Jean-Sébastien shared her sentiments: “We at AFESH will continue the strike. How will Bill 78 be applied? Will it be applied in all its severity? It is an act of liberticide, a liberty-killing law. Myself, I don’t know what’s going to happen with that, but I think we must stand firm.
“I imagine the unions have more of an electoral agenda. They would welcome the election of the PQ and for that to take place they need to have tranquil conditions. I don’t think that they are ready to stir things up. The talk of a social strike was quickly dropped.”
David Brassard told the WSWS, “It began as a student strike, but it has gone way beyond that.
“I don’t think that the PQ is an alternative. We have a form of bipartisan politics in Quebec. For more than 40 years, we have had two right-wing parties.
“The CAQ [Coalition Avenir Québec] doesn’t have a single candidate elected under its banner. It’s the defunct [right-wing] ADQ. Yet CAQ occupies such a large place in the media. I cannot understand why the media give it such a large platform. At the same time there are political formations like Québec Solidaire and Option Nationale (a split-off from the PQ) that have interesting things to propose but they don’t get talked about.
“The student strike is taking place in a global context. We see the same thing for example in the United States where there are demonstrations organized at CUNY to challenge the tuition fees. We also see in Greece people rising up against austerity. I saw people who were saying, ‘This is not our austerity’.
“Globally, it’s the awakening of a new generation. People say if Egypt was capable of getting rid of a dictator, we can too.

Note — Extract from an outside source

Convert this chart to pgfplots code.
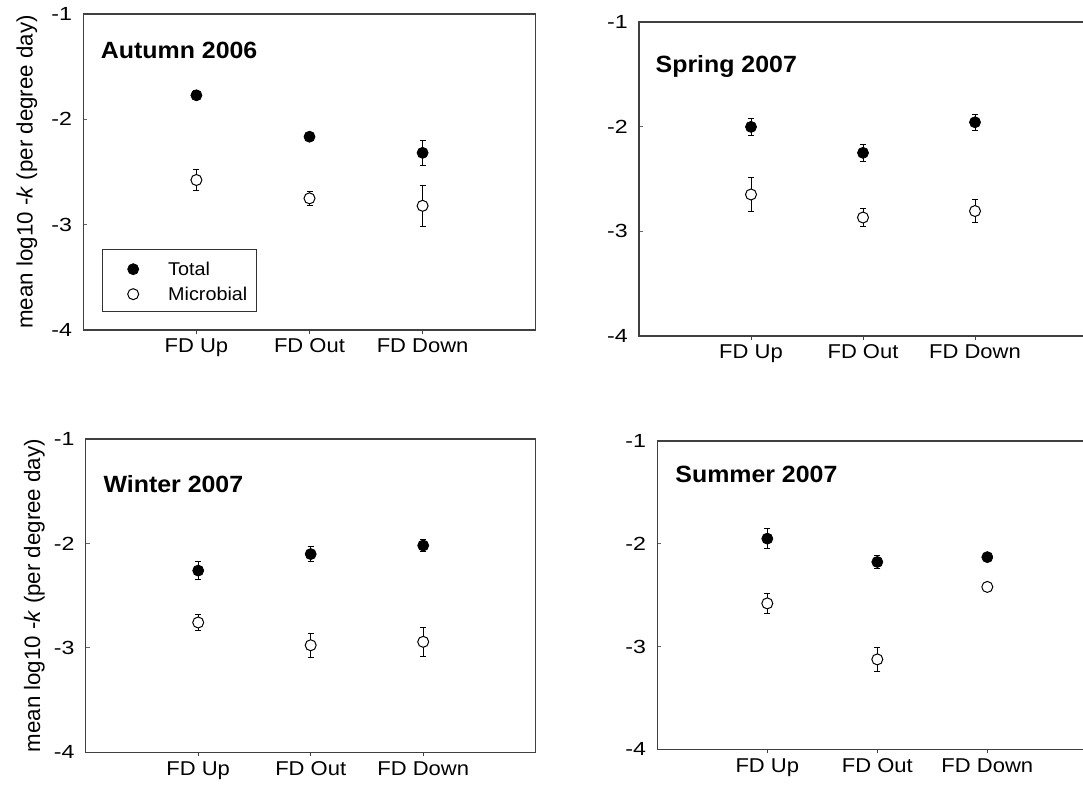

It’s not the same context, but perhaps we also can take to the streets and be heard.”
Audrée, another UQAM student, said she considers the student strike “more pertinent than ever.”
“I don’t at all think that elections will solve anything, no matter the result. I have the impression that this struggle can only be won by mobilization at the base.
“I don’t think that it is a political party that will deliver us what we want. It is us— citizens, students, workers, unemployed, men and women, who will bring it about.”
Speaking of the unions support for the PQ, Audrée said, “There has been some exploitation of our struggle on the part of the unions. They wanted to act as if they were our allies. But I don’t think the big trade union federations are for combative unionism (syndicalisme de combat.) They are too tied to the political class.
“If you want to speak about democracy, we can be inspired by the workers’ movements of the past, but not by contemporary union movements. Perhaps CLASSE is different, but one must remain critical.
“Anarchism has a place in CLASSE and I’m happy that there is that sort of thinking. I think it is important that there is a diversity of ways of looking at things, a diversity of tactics. I don’t think that we should diabolize any tendency apart from neoliberalism.”